[Charts and diagrams as code]

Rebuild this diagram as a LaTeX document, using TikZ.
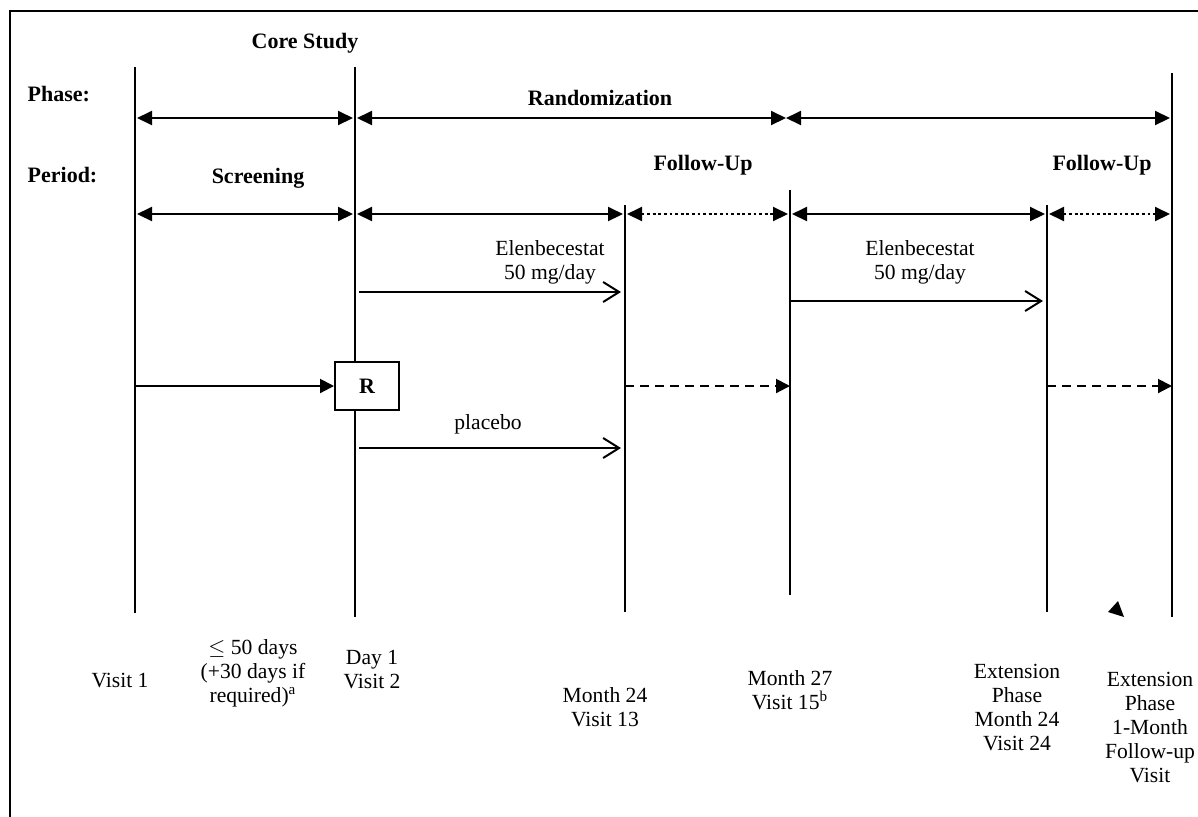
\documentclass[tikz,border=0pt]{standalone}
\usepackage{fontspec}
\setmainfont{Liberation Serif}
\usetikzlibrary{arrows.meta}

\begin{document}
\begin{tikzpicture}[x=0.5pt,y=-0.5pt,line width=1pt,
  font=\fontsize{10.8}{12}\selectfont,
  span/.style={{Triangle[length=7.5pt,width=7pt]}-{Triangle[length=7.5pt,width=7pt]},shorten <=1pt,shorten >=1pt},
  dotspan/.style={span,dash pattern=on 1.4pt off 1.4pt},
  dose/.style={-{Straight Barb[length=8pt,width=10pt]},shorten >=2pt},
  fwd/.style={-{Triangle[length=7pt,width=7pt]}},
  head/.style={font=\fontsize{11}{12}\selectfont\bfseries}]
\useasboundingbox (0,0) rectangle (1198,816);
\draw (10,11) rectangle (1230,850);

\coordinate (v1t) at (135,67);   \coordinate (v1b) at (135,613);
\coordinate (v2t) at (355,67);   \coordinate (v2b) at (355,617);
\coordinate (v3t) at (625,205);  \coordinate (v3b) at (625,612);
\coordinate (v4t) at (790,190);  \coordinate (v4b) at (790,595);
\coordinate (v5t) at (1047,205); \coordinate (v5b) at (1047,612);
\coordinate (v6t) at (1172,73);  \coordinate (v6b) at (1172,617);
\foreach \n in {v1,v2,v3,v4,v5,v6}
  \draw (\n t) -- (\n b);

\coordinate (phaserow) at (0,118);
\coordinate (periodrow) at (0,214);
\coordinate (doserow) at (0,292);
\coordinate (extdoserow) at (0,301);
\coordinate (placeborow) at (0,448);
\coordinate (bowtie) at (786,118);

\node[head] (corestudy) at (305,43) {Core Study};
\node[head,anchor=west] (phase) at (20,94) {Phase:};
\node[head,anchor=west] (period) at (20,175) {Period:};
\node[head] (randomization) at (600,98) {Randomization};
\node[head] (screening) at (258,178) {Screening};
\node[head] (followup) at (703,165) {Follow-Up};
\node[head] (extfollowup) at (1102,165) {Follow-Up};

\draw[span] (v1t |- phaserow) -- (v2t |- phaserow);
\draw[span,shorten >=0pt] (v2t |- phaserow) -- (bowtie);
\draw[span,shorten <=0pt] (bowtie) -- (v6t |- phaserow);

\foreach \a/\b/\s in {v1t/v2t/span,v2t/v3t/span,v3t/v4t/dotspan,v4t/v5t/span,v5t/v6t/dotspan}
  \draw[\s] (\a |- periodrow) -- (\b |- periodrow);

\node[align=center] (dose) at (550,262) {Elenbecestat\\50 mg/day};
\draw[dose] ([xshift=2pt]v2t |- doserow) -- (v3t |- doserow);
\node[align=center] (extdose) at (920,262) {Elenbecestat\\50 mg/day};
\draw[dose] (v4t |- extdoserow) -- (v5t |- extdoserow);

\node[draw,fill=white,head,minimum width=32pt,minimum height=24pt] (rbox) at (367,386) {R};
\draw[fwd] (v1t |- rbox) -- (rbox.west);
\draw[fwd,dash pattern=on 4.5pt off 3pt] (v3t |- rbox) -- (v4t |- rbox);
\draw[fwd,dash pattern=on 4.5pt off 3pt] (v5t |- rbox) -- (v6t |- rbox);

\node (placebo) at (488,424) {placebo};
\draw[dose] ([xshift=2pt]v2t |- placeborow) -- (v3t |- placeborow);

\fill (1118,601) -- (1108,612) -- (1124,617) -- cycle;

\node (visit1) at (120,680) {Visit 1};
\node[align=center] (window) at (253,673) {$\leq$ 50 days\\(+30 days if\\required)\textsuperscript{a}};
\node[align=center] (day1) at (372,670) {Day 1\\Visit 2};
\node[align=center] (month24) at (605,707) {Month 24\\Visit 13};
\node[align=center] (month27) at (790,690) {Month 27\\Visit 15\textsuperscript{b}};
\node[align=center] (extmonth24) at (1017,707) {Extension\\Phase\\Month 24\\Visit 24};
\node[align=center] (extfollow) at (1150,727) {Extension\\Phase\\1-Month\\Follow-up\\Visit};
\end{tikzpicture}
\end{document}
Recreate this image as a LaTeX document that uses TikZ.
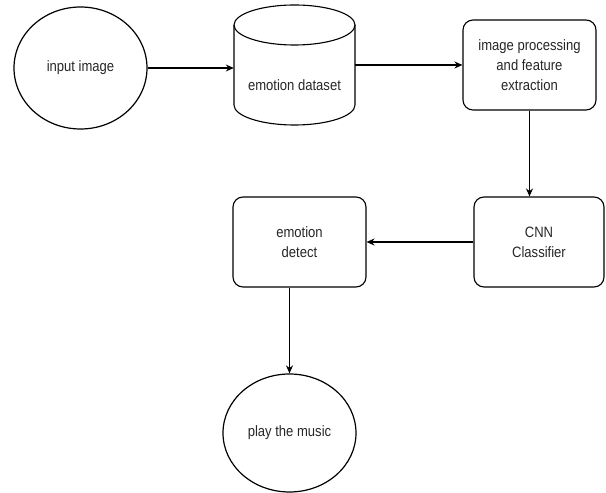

→ **Task statement**
Leave every image out, and retype the material exactly.

→ **Reply to the task**
Rebuild this diagram as a LaTeX document, using TikZ.
\documentclass[tikz,border=0pt]{standalone}
\usepackage{fontspec}
\setmainfont{Liberation Serif}
\usetikzlibrary{arrows.meta}

\begin{document}
\begin{tikzpicture}[x=0.5pt,y=-0.5pt,line width=1pt,
  font=\fontsize{10.8}{12}\selectfont,
  span/.style={{Triangle[length=7.5pt,width=7pt]}-{Triangle[length=7.5pt,width=7pt]},shorten <=1pt,shorten >=1pt},
  dotspan/.style={span,dash pattern=on 1.4pt off 1.4pt},
  dose/.style={-{Straight Barb[length=8pt,width=10pt]},shorten >=2pt},
  fwd/.style={-{Triangle[length=7pt,width=7pt]}},
  head/.style={font=\fontsize{11}{12}\selectfont\bfseries}]
\useasboundingbox (0,0) rectangle (1198,816);
\draw (10,11) rectangle (1230,850);

\coordinate (v1t) at (135,67);   \coordinate (v1b) at (135,613);
\coordinate (v2t) at (355,67);   \coordinate (v2b) at (355,617);
\coordinate (v3t) at (625,205);  \coordinate (v3b) at (625,612);
\coordinate (v4t) at (790,190);  \coordinate (v4b) at (790,595);
\coordinate (v5t) at (1047,205); \coordinate (v5b) at (1047,612);
\coordinate (v6t) at (1172,73);  \coordinate (v6b) at (1172,617);
\foreach \n in {v1,v2,v3,v4,v5,v6}
  \draw (\n t) -- (\n b);

\coordinate (phaserow) at (0,118);
\coordinate (periodrow) at (0,214);
\coordinate (doserow) at (0,292);
\coordinate (extdoserow) at (0,301);
\coordinate (placeborow) at (0,448);
\coordinate (bowtie) at (786,118);

\node[head] (corestudy) at (305,43) {Core Study};
\node[head,anchor=west] (phase) at (20,94) {Phase:};
\node[head,anchor=west] (period) at (20,175) {Period:};
\node[head] (randomization) at (600,98) {Randomization};
\node[head] (screening) at (258,178) {Screening};
\node[head] (followup) at (703,165) {Follow-Up};
\node[head] (extfollowup) at (1102,165) {Follow-Up};

\draw[span] (v1t |- phaserow) -- (v2t |- phaserow);
\draw[span,shorten >=0pt] (v2t |- phaserow) -- (bowtie);
\draw[span,shorten <=0pt] (bowtie) -- (v6t |- phaserow);

\foreach \a/\b/\s in {v1t/v2t/span,v2t/v3t/span,v3t/v4t/dotspan,v4t/v5t/span,v5t/v6t/dotspan}
  \draw[\s] (\a |- periodrow) -- (\b |- periodrow);

\node[align=center] (dose) at (550,262) {Elenbecestat\\50 mg/day};
\draw[dose] ([xshift=2pt]v2t |- doserow) -- (v3t |- doserow);
\node[align=center] (extdose) at (920,262) {Elenbecestat\\50 mg/day};
\draw[dose] (v4t |- extdoserow) -- (v5t |- extdoserow);

\node[draw,fill=white,head,minimum width=32pt,minimum height=24pt] (rbox) at (367,386) {R};
\draw[fwd] (v1t |- rbox) -- (rbox.west);
\draw[fwd,dash pattern=on 4.5pt off 3pt] (v3t |- rbox) -- (v4t |- rbox);
\draw[fwd,dash pattern=on 4.5pt off 3pt] (v5t |- rbox) -- (v6t |- rbox);

\node (placebo) at (488,424) {placebo};
\draw[dose] ([xshift=2pt]v2t |- placeborow) -- (v3t |- placeborow);

\fill (1118,601) -- (1108,612) -- (1124,617) -- cycle;

\node (visit1) at (120,680) {Visit 1};
\node[align=center] (window) at (253,673) {$\leq$ 50 days\\(+30 days if\\required)\textsuperscript{a}};
\node[align=center] (day1) at (372,670) {Day 1\\Visit 2};
\node[align=center] (month24) at (605,707) {Month 24\\Visit 13};
\node[align=center] (month27) at (790,690) {Month 27\\Visit 15\textsuperscript{b}};
\node[align=center] (extmonth24) at (1017,707) {Extension\\Phase\\Month 24\\Visit 24};
\node[align=center] (extfollow) at (1150,727) {Extension\\Phase\\1-Month\\Follow-up\\Visit};
\end{tikzpicture}
\end{document}
Recreate this image as a LaTeX document that uses TikZ.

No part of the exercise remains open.